In a major step towards regulatory simplification, the Securities and Exchange Board of India (SEBI) has revamped its penalty framework for stock brokers, aiming to reduce compliance burdens, eliminate redundancy, and create a more uniform enforcement structure across exchanges. The move is part of SEBI’s broader effort to enhance the ease of doing business in India’s capital markets.
Penalty Items Reduced from 235 to 90
As part of the rationalisation process, SEBI has reduced the number of penalty items imposed by stock exchanges from 235 to 90. The review, conducted in the first phase of reform, streamlined the system as follows:
- 40 penalty items have been removed entirely
- 105 items have been reclassified as “financial disincentives” for minor procedural lapses
- 90 core penalty items have been retained for serious or repeated violations
Proportionate and Lenient Enforcement Approach
The revised framework introduces a more balanced and proportional approach to enforcement, particularly for first-time or low-impact violations.

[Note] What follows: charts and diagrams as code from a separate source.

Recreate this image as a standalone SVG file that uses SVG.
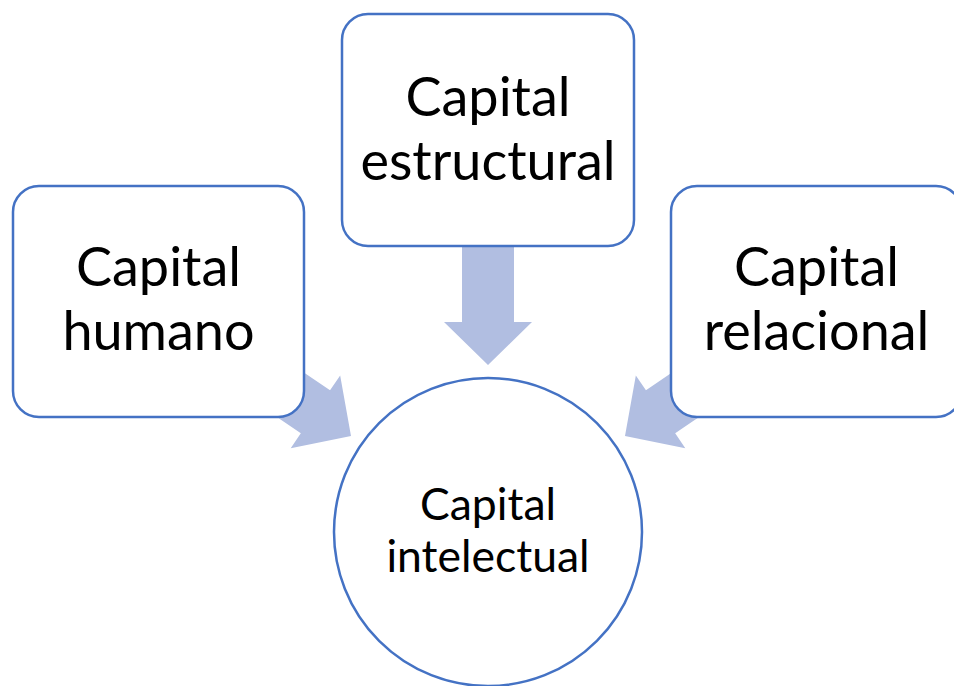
<svg xmlns="http://www.w3.org/2000/svg" width="954" height="686" viewBox="0 0 954 686">
<style>
.box{fill:#fff;stroke:#4472C4;stroke-width:2.5}
.arr{fill:#B1BEE1}
.t{font-family:Lato,"Open Sans","Liberation Sans",sans-serif;fill:#000;text-anchor:middle}
.big{font-size:54px}
.sm{font-size:44.5px}
</style>
<defs>
<polygon id="arrow" points="0,0 -44,-43 -26,-43 -26,-135 26,-135 26,-43 44,-43"/>
</defs>
<g id="connectors">
<use href="#arrow" class="arr" transform="translate(488,365)"/>
<use href="#arrow" class="arr" transform="translate(351,436) rotate(-55.8)"/>
<use href="#arrow" class="arr" transform="translate(625,436) rotate(55.8)"/>
</g>
<g id="capital-humano">
<rect class="box" x="13" y="186" width="291" height="231" rx="26"/>
<text class="t big" x="158.5" y="286">Capital</text>
<text class="t big" x="158.5" y="350">humano</text>
</g>
<g id="capital-estructural">
<rect class="box" x="342" y="14" width="292" height="232" rx="26"/>
<text class="t big" x="488" y="116">Capital</text>
<text class="t big" x="488" y="180">estructural</text>
</g>
<g id="capital-relacional">
<rect class="box" x="671" y="186" width="291" height="231" rx="26"/>
<text class="t big" x="816.5" y="286">Capital</text>
<text class="t big" x="816.5" y="350">relacional</text>
</g>
<g id="capital-intelectual">
<circle class="box" cx="488" cy="532" r="154"/>
<text class="t sm" x="488" y="520">Capital</text>
<text class="t sm" x="488" y="572">intelectual</text>
</g>
</svg>
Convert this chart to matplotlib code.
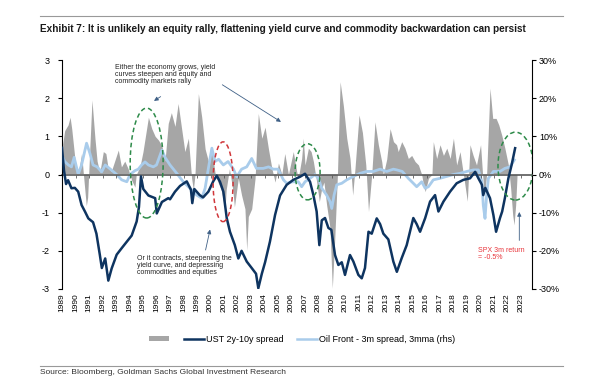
import matplotlib
matplotlib.use("Agg")
import matplotlib.pyplot as plt
from matplotlib.patches import Ellipse, Patch
from matplotlib.lines import Line2D

plt.rcParams['font.family'] = ['Liberation Sans', 'DejaVu Sans']

# UST 2y-10y spread (lhs)
ust_x = [1989.00, 1989.15, 1989.30, 1989.45, 1989.70, 1989.95, 1990.20, 1990.45, 1990.70, 1990.95,
         1991.30, 1991.55, 1991.80, 1991.95, 1992.20, 1992.43, 1992.68, 1993.05, 1993.42, 1993.80,
         1994.16, 1994.53, 1994.70, 1994.85, 1995.02, 1995.40, 1995.90, 1996.02, 1996.40, 1996.87,
         1997.00, 1997.37, 1997.74, 1998.24, 1998.55, 1998.65, 1998.80, 1999.20, 1999.45, 1999.84,
         2000.20, 2000.46, 2000.70, 2000.95, 2001.20, 2001.44, 2001.80, 2002.06, 2002.30, 2002.68,
         2003.05, 2003.37, 2003.54, 2003.80, 2004.04, 2004.40, 2004.78, 2005.15, 2005.64, 2006.13,
         2006.63, 2007.00, 2007.37, 2007.62, 2007.86, 2008.06, 2008.24, 2008.48, 2008.73, 2008.95,
         2009.22, 2009.47, 2009.72, 2009.96, 2010.33, 2010.58, 2010.95, 2011.20, 2011.44, 2011.70,
         2011.94, 2012.31, 2012.56, 2012.80, 2013.17, 2013.54, 2013.80, 2014.16, 2014.53, 2015.02,
         2015.27, 2015.52, 2015.90, 2016.26, 2016.63, 2016.88, 2017.25, 2017.74, 2018.23, 2018.73,
         2019.22, 2019.60, 2019.84, 2020.10, 2020.20, 2020.35, 2020.70, 2020.95, 2021.15, 2021.44,
         2021.60, 2021.80, 2022.06, 2022.30, 2022.56]
ust_y = [0.70, 0.10, -0.25, -0.15, -0.36, -0.35, -0.45, -0.80, -0.97, -1.15,
         -1.25, -1.55, -2.10, -2.45, -2.20, -2.78, -2.46, -2.10, -1.93, -1.76,
         -1.60, -1.23, -0.85, -0.05, -0.38, -0.55, -0.62, -1.02, -0.72, -0.62,
         -0.65, -0.45, -0.30, -0.18, -0.40, -0.75, -0.38, -0.54, -0.60, -0.45,
         -0.18, -0.03, -0.19, -0.45, -1.14, -1.50, -1.85, -2.20, -2.00, -2.28,
         -2.45, -2.60, -2.98, -2.60, -2.30, -1.76, -1.06, -0.55, -0.27, -0.14,
         -0.06, 0.02, -0.19, -0.54, -0.97, -1.85, -1.20, -1.14, -1.40, -1.45,
         -2.11, -2.37, -2.30, -2.63, -2.11, -2.28, -2.63, -2.72, -2.45, -1.50,
         -1.55, -1.15, -1.30, -1.55, -1.70, -2.28, -2.55, -2.19, -1.85, -1.14,
         -1.30, -1.50, -1.14, -0.71, -0.54, -0.97, -0.71, -0.45, -0.23, -0.14,
         -0.10, 0.07, -0.10, -0.27, -0.54, -0.35, -0.62, -1.06, -1.50, -1.14,
         -0.97, -0.62, -0.10, 0.25, 0.69]

# Oil front - 3m spread, 3mma (rhs, %)
oil_x = [1989.00, 1989.20, 1989.47, 1989.70, 1989.90, 1990.20, 1990.45, 1990.82, 1991.07, 1991.30,
         1991.60, 1991.94, 1992.20, 1992.55, 1993.05, 1993.42, 1993.80, 1994.04, 1994.40, 1994.65,
         1994.90, 1995.15, 1995.40, 1995.76, 1996.00, 1996.40, 1996.63, 1997.00, 1997.50, 1997.98,
         1998.48, 1998.98, 1999.35, 1999.60, 1999.84, 2000.10, 2000.33, 2000.60, 2000.95, 2001.30,
         2001.70, 2001.94, 2002.30, 2002.68, 2003.05, 2003.40, 2003.90, 2004.30, 2004.65, 2005.00,
         2005.40, 2005.64, 2006.10, 2006.50, 2006.75, 2007.00, 2007.37, 2007.74, 2007.99, 2008.24,
         2008.60, 2008.85, 2008.98, 2009.15, 2009.35, 2009.72, 2010.09, 2010.58, 2011.07, 2011.57,
         2012.06, 2012.56, 2013.05, 2013.54, 2013.80, 2014.20, 2014.65, 2015.02, 2015.27, 2015.64,
         2015.90, 2016.14, 2016.50, 2017.00, 2017.50, 2017.99, 2018.48, 2018.98, 2019.47, 2019.84,
         2020.10, 2020.20, 2020.33, 2020.45, 2020.58, 2020.95, 2021.44, 2021.80, 2022.18, 2022.50]
oil_y = [5.0, 3.4, 2.5, 2.0, 4.5, 0.0, 2.5, 8.2, 5.5, 2.5,
         2.0, 0.7, 2.5, 1.5, 0.0, -1.4, -1.9, 0.0, 1.0, 1.4,
         2.5, 3.3, 2.5, 2.0, 2.5, 6.4, 4.5, 2.5, 0.3, -1.9,
         -3.6, -5.4, -6.2, -3.6, 1.6, 6.9, 3.4, 4.0, 2.5, 3.4,
         1.4, -0.6, 1.4, 2.0, 4.2, 1.6, 1.6, 2.0, 1.4, 1.4,
         -1.4, -2.3, -1.9, -1.9, -3.2, -1.9, -1.0, 0.0, -1.0, -3.6,
         -5.4, -7.1, -8.9, -5.4, -2.7, -2.3, -1.4, -0.5, 0.3, 0.8,
         0.8, 1.4, 0.8, 1.4, 1.2, 0.8, -1.0, -2.3, -3.2, -1.9,
         -3.6, -3.2, -1.4, -1.0, -0.5, 0.0, 0.3, 0.8, 1.2, 1.2,
         -1.9, -8.0, -11.5, -5.4, -1.0, 0.8, 0.8, 1.6, 2.0, 3.8]

# SPX 3m return (grey area, %)
spx_x = [1989.05, 1989.20, 1989.45, 1989.60, 1989.72, 1989.96, 1990.20, 1990.45, 1990.60, 1990.80,
         1990.90, 1991.05, 1991.22, 1991.44, 1991.60, 1991.80, 1992.06, 1992.25, 1992.40, 1992.65,
         1992.90, 1993.17, 1993.40, 1993.65, 1993.90, 1994.16, 1994.40, 1994.50, 1994.77, 1995.00,
         1995.40, 1995.65, 1995.90, 1996.15, 1996.40, 1996.63, 1996.87, 1997.10, 1997.37, 1997.60,
         1997.86, 1998.10, 1998.36, 1998.60, 1998.73, 1998.85, 1999.10, 1999.35, 1999.60, 1999.84,
         2000.10, 2000.33, 2000.55, 2000.80, 2001.07, 2001.16, 2001.40, 2001.65, 2001.77, 2002.06,
         2002.30, 2002.55, 2002.68, 2002.80, 2003.05, 2003.30, 2003.54, 2003.80, 2004.04, 2004.30,
         2004.55, 2004.78, 2005.03, 2005.28, 2005.50, 2005.77, 2006.13, 2006.38, 2006.50, 2006.75,
         2006.87, 2007.00, 2007.25, 2007.45, 2007.62, 2007.86, 2008.06, 2008.24, 2008.40, 2008.60,
         2008.85, 2009.02, 2009.20, 2009.40, 2009.60, 2009.84, 2010.09, 2010.33, 2010.53, 2010.70,
         2011.00, 2011.25, 2011.50, 2011.70, 2011.94, 2012.18, 2012.43, 2012.68, 2012.80, 2013.05,
         2013.30, 2013.55, 2013.78, 2013.90, 2014.16, 2014.40, 2014.65, 2014.90, 2015.15, 2015.40,
         2015.64, 2015.77, 2015.90, 2016.14, 2016.40, 2016.50, 2016.75, 2017.00, 2017.25, 2017.50,
         2017.75, 2017.99, 2018.23, 2018.48, 2018.73, 2019.02, 2019.22, 2019.45, 2019.70, 2020.00,
         2020.15, 2020.28, 2020.45, 2020.70, 2020.90, 2021.15, 2021.35, 2021.57, 2021.80, 2022.06,
         2022.23, 2022.38, 2022.48, 2022.60, 2022.70]
spx_y = [8.0, 11.5, 13.0, 15.0, 12.0, 4.0, 0.0, 5.5, -0.5, -8.2,
         -6.0, 6.0, 19.5, 9.5, 3.5, 0.5, 6.0, 5.5, 2.0, 0.8,
         3.5, 6.4, 2.0, 3.5, 1.5, -1.5, -3.3, 0.0, 2.0, 6.0,
         15.0, 12.0, 10.0, 9.0, 7.5, 3.5, 13.4, 16.2, 12.6, 18.6,
         12.0, 6.0, 9.5, -1.0, -4.0, 0.0, 21.2, 15.0, 6.7, 3.5,
         6.5, 0.5, -2.0, -4.0, -9.3, -4.0, 1.5, -4.0, -8.5, -1.0,
         -5.4, -9.0, -19.8, -11.0, -9.0, -1.0, 16.0, 9.5, 12.4, 6.5,
         1.5, -2.0, 3.0, 0.0, 5.5, 0.0, 6.0, 0.8, -1.0, 4.2,
         9.5, 2.5, 6.9, 6.0, 3.4, -1.9, -7.1, -3.6, -2.0, -8.0,
         -14.0, -29.8, -17.0, 0.0, 24.3, 18.0, 9.5, 4.2, -5.4, 1.6,
         15.6, 11.0, 2.5, -9.7, 0.0, 13.8, 7.8, 3.4, 0.0, 4.0,
         12.0, 8.6, 7.8, 6.0, 8.6, 6.9, 4.2, 5.0, 3.4, 2.5,
         0.0, -2.7, -4.5, -1.0, 0.0, 8.6, 4.2, 7.8, 5.0, 6.9,
         4.2, 9.5, 2.5, 6.0, 0.0, -7.0, 7.8, 5.0, 2.5, 7.8,
         0.0, -5.4, 0.0, 22.6, 14.7, 14.7, 13.0, 10.3, 6.9, 2.5,
         -3.6, -10.6, -13.2, -8.0, -0.5]

years = list(range(1989, 2024))
lhs_ticks = [-3, -2, -1, 0, 1, 2, 3]
rhs_ticks = [-30, -20, -10, 0, 10, 20, 30]

navy = '#0E3460'
light = '#A9CCEB'
grey = '#A6A6A6'

fig = plt.figure(figsize=(5.92, 3.77), dpi=100)
ax = fig.add_axes([62 / 592, 1 - 289 / 377, 470 / 592, 229 / 377])
ax2 = ax.twinx()
ax.set_zorder(ax2.get_zorder() + 1)
ax.patch.set_visible(False)

ax2.fill_between(spx_x, spx_y, 0, color=grey, lw=0)
ax2.plot(oil_x, oil_y, color=light, lw=2.0)
ax.plot(ust_x, ust_y, color=navy, lw=1.8, zorder=4)

ax.set_xlim(1989.0, 2023.81)
ax.set_ylim(-3, 3)
ax2.set_ylim(-30, 30)

ax.set_yticks(lhs_ticks)
ax.set_yticklabels([str(t) for t in lhs_ticks])
ax2.set_yticks(rhs_ticks)
ax2.set_yticklabels(['%d%%' % t for t in rhs_ticks])
ax.set_xticks(years)
ax.set_xticklabels([str(y) for y in years], rotation=90)

for a in (ax, ax2):
    for s in a.spines.values():
        s.set_visible(False)
ax.spines['left'].set_visible(True)
ax.spines['left'].set_linewidth(0.8)
ax2.spines['right'].set_visible(True)
ax2.spines['right'].set_linewidth(0.8)
ax.tick_params(axis='y', length=3, width=0.8, labelsize=6.5, pad=6)
ax2.tick_params(axis='y', length=3, width=0.8, labelsize=6.5, pad=2)
ax.tick_params(axis='x', length=0, labelsize=6, pad=3)

# zero line with small year ticks
sec = ax.secondary_xaxis(0.5)
sec.set_alignment('bottom')
sec.set_xticks(years)
sec.set_xticklabels([])
sec.spines['bottom'].set_color('#595959')
sec.spines['bottom'].set_linewidth(1.2)
sec.tick_params(axis='x', length=2, width=0.6, color='#595959')

# ellipses
ax.add_patch(Ellipse((1995.27, 0.30), 2.44, 2.88, fill=False, ec='#2E8B4A', lw=1.1, ls=(0, (3, 2)), zorder=5))
ax.add_patch(Ellipse((2000.93, -0.19), 1.48, 2.09, fill=False, ec='#D0363A', lw=1.1, ls=(0, (3, 2)), zorder=5))
ax.add_patch(Ellipse((2007.19, 0.07), 1.85, 1.47, fill=False, ec='#2E8B4A', lw=1.1, ls=(0, (3, 2)), zorder=5))
ax.add_patch(Ellipse((2022.59, 0.22), 2.60, 1.78, fill=False, ec='#2E8B4A', lw=1.1, ls=(0, (3, 2)), zorder=5))

arrow = dict(arrowstyle='-|>', color='#3F6086', lw=0.6, mutation_scale=6)
ax.annotate('', xy=(1995.64, 1.89), xytext=(1996.48, 2.08), arrowprops=arrow, zorder=6)
ax.annotate('', xy=(2005.39, 1.34), xytext=(2000.70, 2.39), arrowprops=arrow, zorder=6)
ax.annotate('', xy=(2000.01, -1.37), xytext=(1999.59, -2.05), arrowprops=arrow, zorder=6)
ax.annotate('', xy=(2022.87, -0.91), xytext=(2022.87, -1.80), arrowprops=arrow, zorder=6)

ax.text(1992.93, 2.90, 'Either the economy grows, yield\ncurves steepen and equity and\ncommodity markets rally',
        fontsize=5, va='top', ha='left', color='#222222', linespacing=1.0, zorder=6)
ax.text(1994.56, -2.12, 'Or it contracts, steepening the\nyield curve, and depressing\ncommodities and equities',
        fontsize=5, va='top', ha='left', color='#222222', linespacing=1.0, zorder=6)
ax.text(2019.81, -1.90, 'SPX 3m return\n= -0.5%', fontsize=5, va='top', ha='left',
        color='#E8343A', linespacing=1.0, zorder=6)

# legend
handles = [Patch(color=grey, lw=0),
           Line2D([], [], color=navy, lw=1.8),
           Line2D([], [], color=light, lw=1.8)]
fig.legend(handles, ['', 'UST 2y-10y spread', 'Oil Front - 3m spread, 3mma (rhs)'],
           loc='center', bbox_to_anchor=(0.51, 1 - 339 / 377), ncol=3, frameon=False,
           fontsize=6.5, handlelength=2.2, handleheight=0.5, columnspacing=1.5, handletextpad=0.2)

# title and rules
fig.add_artist(Line2D([40 / 592, 563 / 592], [1 - 16 / 377, 1 - 16 / 377], color='#999999', lw=0.8))
fig.add_artist(Line2D([40 / 592, 563 / 592], [1 - 366 / 377, 1 - 366 / 377], color='#999999', lw=0.8))
fig.text(40 / 592, 1 - 29 / 377,
         'Exhibit 7: It is unlikely an equity rally, flattening yield curve and commodity backwardation can persist',
         fontsize=7.2, fontweight='bold', va='center', ha='left', color='#1a1a1a')
fig.text(40 / 592, 1 - 376 / 377, 'Source: Bloomberg, Goldman Sachs Global Investment Research',
         fontsize=6, va='bottom', ha='left', color='#333333')

fig.savefig('out.png', dpi=100)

- Monetary penalties for initial offences may be replaced with warnings or advisories
- Reduced penalty amounts and caps have been introduced to prevent excessive fines
- The framework will also apply retrospectively to ongoing enforcement cases, offering immediate relief to brokers currently under review
Uniformity Across Exchanges
Previously, brokers operating on multiple exchanges often faced duplicate or inconsistent penalties for the same violation. The updated framework eliminates such redundancy and ensures consistent application of rules across trading platforms.
SEBI also noted that the term “penalty” carries a negative connotation, especially for minor procedural errors. Reclassifying such cases as “financial disincentives” is expected to reduce reputational risk and improve perceptions of regulatory fairness.
The reforms were developed in consultation with a Working Group comprising representatives from stock exchanges and broker associations, whose recommendations formed the basis of SEBI’s final framework.
Tech-Based Compliance Platform Launched
To complement these regulatory changes, SEBI has also introduced a technology-driven compliance system — Samuhik Prativedan Manch, a unified digital platform designed to simplify reporting requirements for brokers.
- Launched on August 1, the platform covers 40 compliance reports in its first phase
- An additional 30 reports will be incorporated from October 15 as part of Phase 2
The platform enables brokers to submit required reports to a single exchange instead of filing multiple submissions across different exchanges, further reducing operational complexity and paperwork.
Summary
SEBI has streamlined its penalty and compliance framework for stock brokers, cutting penalty items from 235 to 90 and replacing several monetary fines with warnings or financial disincentives for minor lapses. The regulator has also launched Samuhik Prativedan Manch, a tech-based platform to centralise reporting and reduce duplication. Together, these measures are designed to make compliance simpler, fairer, and more efficient across India’s capital markets.